Wakalah model rests on agent fees; the
members will pay money to the operator because the operator in charge will be
the one to take up all the activities which shows another way takaful companies
make their money. Two accounts will be
open, one for the member and the other account for the management in which the
member will drop the agreed percentage.
The Hybrid model, which is the third model, is the model Jaiz takaful adopts, a combination
of both Wakalah and Mudarabah. Adekunle notes that for every thousand donated
by the policyholder in the common pool, Jaiz takaful insurance plc has a
pre-agreed amount to deduct from the pool.
Speaking further Mr. Adekunle stressed that the
Takaful insurance makes profits from the pool, while from the general business
30% will be deducted which will serve as management expenses and in the case of
a family Takaful business, the deduction will be 2.5% to 10%, which
varies according to the type of products.
The Branch Manager Jaiz Takaful Insurance Company was
of the view that the Mudarabah model can also make investments in Halal
businesses, being that the operator will be the one to invest the money for the
individual while the profit becomes shared on an 80% -20% ratio basis.
According to him, 80% goes to the participants while
20% goes to the operator. Both models show how Takaful companies make
money and also how the shareholders make their profit from it.

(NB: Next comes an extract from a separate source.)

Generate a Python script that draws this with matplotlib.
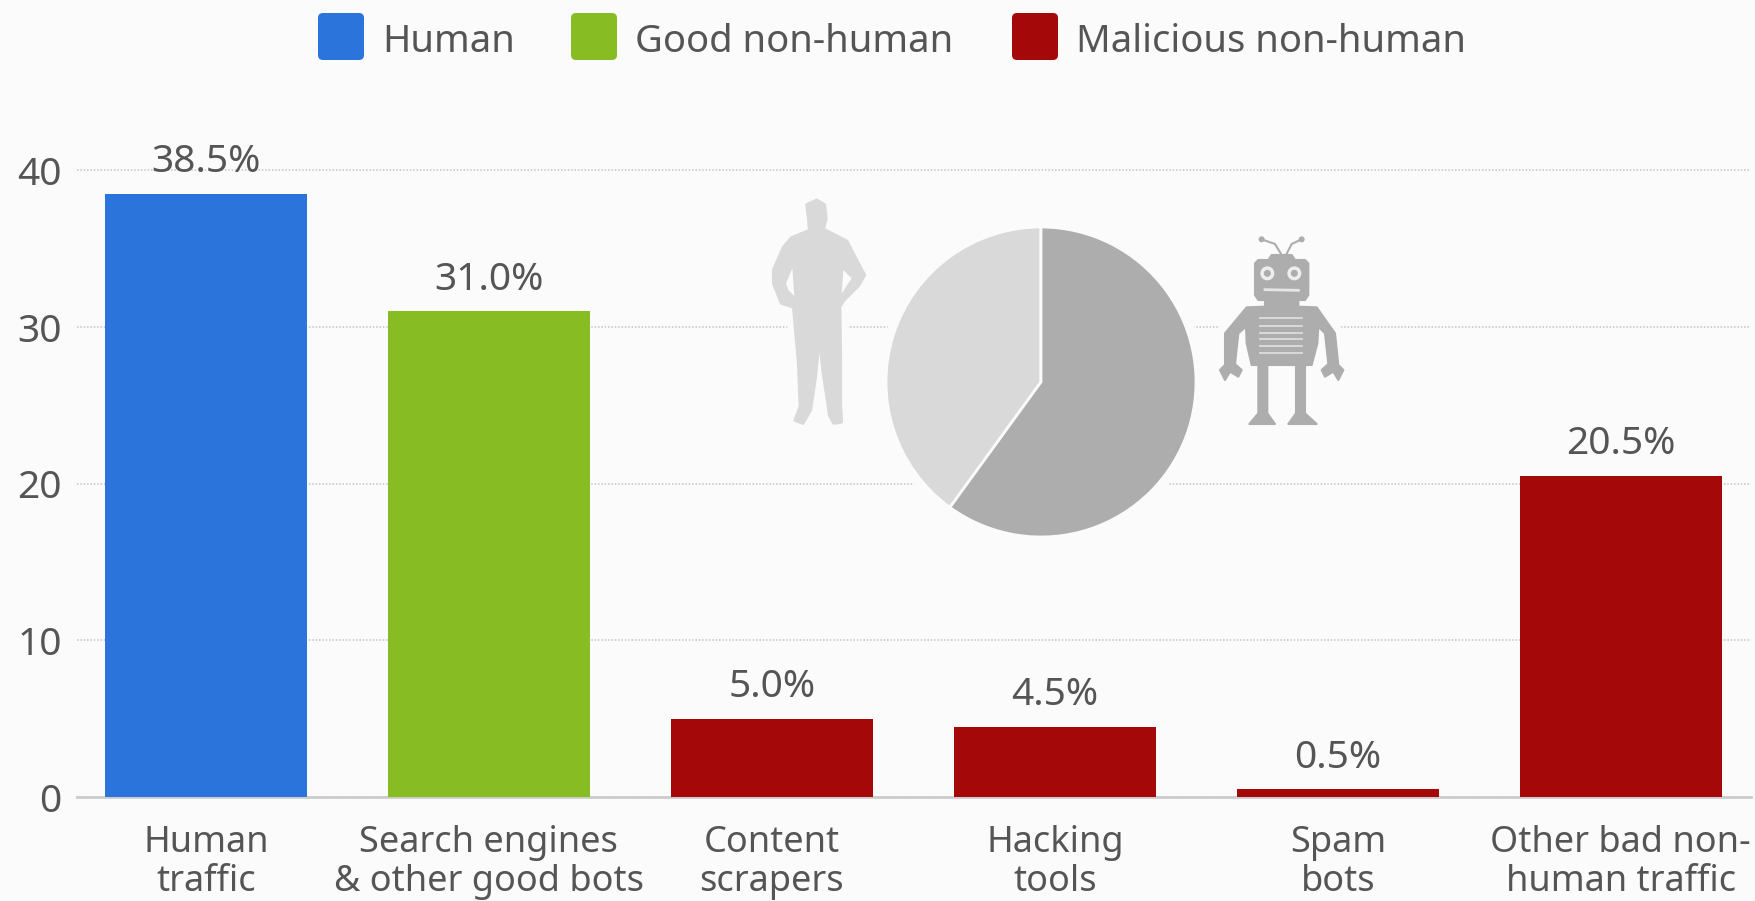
import matplotlib
matplotlib.use('Agg')
from matplotlib import pyplot as plt
from matplotlib.patches import Polygon, Circle, FancyBboxPatch

W, H = 1755, 901

categories = ['Human\ntraffic', 'Search engines\n& other good bots', 'Content\nscrapers',
              'Hacking\ntools', 'Spam\nbots', 'Other bad non-\nhuman traffic']
values = [38.5, 31.0, 5.0, 4.5, 0.5, 20.5]
groups = ['Human', 'Good non-human', 'Malicious non-human',
          'Malicious non-human', 'Malicious non-human', 'Malicious non-human']
legend_labels = ['Human', 'Good non-human', 'Malicious non-human']
y_ticks = [0, 10, 20, 30, 40]
pie_values = [40, 60]

colors = {'Human': '#2a74dc', 'Good non-human': '#88bc23', 'Malicious non-human': '#a50808'}
bg = '#fbfbfb'
txt = '#555555'
light = '#d9d9d9'
dark = '#adadad'

plt.rcParams['font.family'] = ['Noto Sans', 'DejaVu Sans']

fig = plt.figure(figsize=(W / 100, H / 100), dpi=100, facecolor=bg)


def px_axes(left, top, right, bottom):
    return fig.add_axes([left / W, (H - bottom) / H, (right - left) / W, (bottom - top) / H])


# main bars
ax = px_axes(77, 139, 1751, 797)
ax.set_facecolor(bg)
pos = list(range(len(values)))
bars = ax.bar(pos, values, width=0.712, color=[colors[g] for g in groups], zorder=3)
ax.bar_label(bars, labels=['%.1f%%' % v for v in values], padding=9, fontsize=28, color=txt)
ax.set_xlim(-0.4555, 5.46)
ax.set_ylim(0, 42)
ax.set_xticks(pos)
ax.set_xticklabels(categories, fontsize=26, color=txt, linespacing=1.12)
ax.set_yticks(y_ticks)
ax.set_yticklabels([str(t) for t in y_ticks], fontsize=28, color=txt)
ax.tick_params(axis='x', length=0, pad=20)
ax.tick_params(axis='y', length=0, pad=11)
for s in ['top', 'right', 'left']:
    ax.spines[s].set_visible(False)
ax.spines['bottom'].set_color('#cccccc')
ax.spines['bottom'].set_linewidth(2)
ax.yaxis.grid(True, color='#c4c4c4', linestyle=(0, (1, 1.2)), linewidth=1.1, zorder=0)
ax.set_axisbelow(True)

# overlay in pixel coordinates for the legend and the two icons
ov = fig.add_axes([0, 0, 1, 1])
ov.set_xlim(0, W)
ov.set_ylim(H, 0)
ov.axis('off')
ov.patch.set_alpha(0)

swatch_x = [318, 571, 1012]
label_x = [382, 635, 1076]
for sx, lx, name in zip(swatch_x, label_x, legend_labels):
    ov.add_patch(FancyBboxPatch((sx + 4, 17), 38, 39, boxstyle='round,pad=4,rounding_size=5',
                                fc=colors[name], ec='none'))
    ov.text(lx, 37, name, fontsize=27.5, color=txt, va='center_baseline', ha='left')


def person_xy(pts):
    return [(760 + x / 3, 190 + y / 3) for x, y in pts]


def robot_xy(pts):
    return [(1210 + x / 3, 230 + y / 3) for x, y in pts]


# person silhouette
person = [(170, 32), (192, 45), (197, 85), (188, 118), (260, 155), (280, 195), (312, 255), (295, 285),
          (250, 330), (238, 350), (240, 500), (240, 640), (243, 695), (222, 698), (210, 675), (190, 540),
          (178, 425), (165, 560), (150, 660), (128, 698), (107, 690), (122, 650), (117, 520), (102, 350),
          (65, 338), (42, 280), (42, 240), (72, 172), (95, 145), (150, 122), (147, 85), (142, 45)]
ov.add_patch(Polygon(person_xy(person), fc=bg, ec=bg, lw=12, joinstyle='round'))
ov.add_patch(Polygon(person_xy(person), fc=light, ec=light, lw=3, joinstyle='round'))
ov.add_patch(Polygon(person_xy([(97, 235), (103, 318), (85, 300), (78, 280)]), fc=bg, ec='none'))
ov.add_patch(Polygon(person_xy([(250, 240), (275, 265), (245, 310)]), fc=bg, ec='none'))

# robot silhouette
robot_parts = [
    [(175, 90), (185, 75), (245, 75), (255, 90), (285, 90), (295, 100), (295, 195), (285, 210), (265, 210),
     (265, 230), (320, 232), (375, 310), (385, 405), (400, 420), (385, 450), (370, 425), (345, 440), (335, 420),
     (355, 402), (345, 310), (325, 290), (322, 340), (305, 405), (285, 405), (285, 550), (320, 582), (235, 582),
     (258, 550), (258, 405), (172, 405), (172, 550), (195, 582), (118, 582), (145, 550), (145, 405), (125, 405),
     (110, 340), (108, 290), (85, 310), (75, 402), (95, 420), (85, 440), (60, 425), (45, 450), (30, 420),
     (45, 405), (45, 310), (110, 232), (165, 230), (165, 210), (145, 210), (135, 195), (135, 100), (145, 90)],
]
for part in robot_parts:
    ov.add_patch(Polygon(robot_xy(part), fc=bg, ec=bg, lw=12, joinstyle='round'))
    ov.add_patch(Polygon(robot_xy(part), fc=dark, ec=dark, lw=1.5, joinstyle='round'))
for ant in ([(215, 75), (195, 42), (155, 28)], [(228, 75), (245, 42), (275, 28)]):
    xs, ys = zip(*robot_xy(ant))
    ov.plot(xs, ys, color=dark, lw=1.5)
    ov.add_patch(Circle((xs[-1], ys[-1]), 3, fc=dark, ec='none'))
for ex in (172, 253):
    (cx, cy), = robot_xy([(ex, 130)])
    ov.add_patch(Circle((cx, cy), 7, fc='#eeeeee', ec='none'))
    ov.add_patch(Circle((cx, cy), 3.5, fc=dark, ec='none'))
xs, ys = zip(*robot_xy([(165, 179), (265, 181)]))
ov.plot(xs, ys, color='#e6e6e6', lw=2)
for sy in (265, 288, 308, 328, 348, 368):
    xs, ys = zip(*robot_xy([(150, sy), (275, sy)]))
    ov.plot(xs, ys, color='#dddddd', lw=1.3)

# pie in the middle, with a halo that breaks the grid lines
pie_ax = px_axes(866, 207, 1216, 557)
pie_ax.patch.set_alpha(0)
pie_ax.add_patch(Circle((0, 0), 163, fc=bg, ec='none'))
pie_ax.pie(pie_values, colors=[light, dark], startangle=90, radius=155, center=(0, 0), frame=True,
           wedgeprops={'edgecolor': bg, 'linewidth': 2})
pie_ax.set_xlim(-175, 175)
pie_ax.set_ylim(-175, 175)
pie_ax.axis('off')

fig.savefig('out.png', dpi=100, facecolor=bg)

Adekunle believed the issue behind the low insurance
penetration in Nigeria is the lack of public trust. The lack of trust he noted
was a result of the public finding it difficult to believe that insurance will
come to their aid at the required time judging by past experiences.
Secondly, lack of awareness and enforcement from the
government for some of the compulsory insurance schemes is also part of the
reason for the low penetration level in the country.
Jaiz's manager was happy to highlight the renewed
interests of Muslims who felt that Insurance was 'Haram' and now feel inclusion
in the system through the Takaful. He, however, noted that it was for Muslims
and non-Muslims.
He emphasized Transparency, Trust and Accountability
as key elements to deepening the Takaful business and the overall insurance
industry.
According to him, the current global size of the
Takaful Insurance market is more than $25bn worth of contribution received so
far since 1985.
He said 15 Takaful companies in Africa are doing
very well, while the current growth rate of Takaful yearly is up to 40%
globally and 20% in Africa.
The insurer was optimistic that by 2050, Takaful
companies would take over conventional insurance due to their current
performance and the way people are participating in the Nigerian market.
"Within 2 to 3 years of the development of the Takaful
company in Nigeria, we now have four companies and the recapitalization process
in the Insurance sector will not affect Takaful".
He cited Malaysia as an example of a country with a
Takaful market that has taken over the conventional insurance industry.
The insurance executive also emphasized the need for
Nigeria to address the challenges facing the Takaful market, which include;
"We all need to come together and show that we have
ethical insurance that can be relied on and trusted for Takaful Insurance to go
far," Raji Adekunle said.
He
was optimistic that in 2020 the Takaful Insurance business would experience
remarkable growth and projected a 400% increment in the year.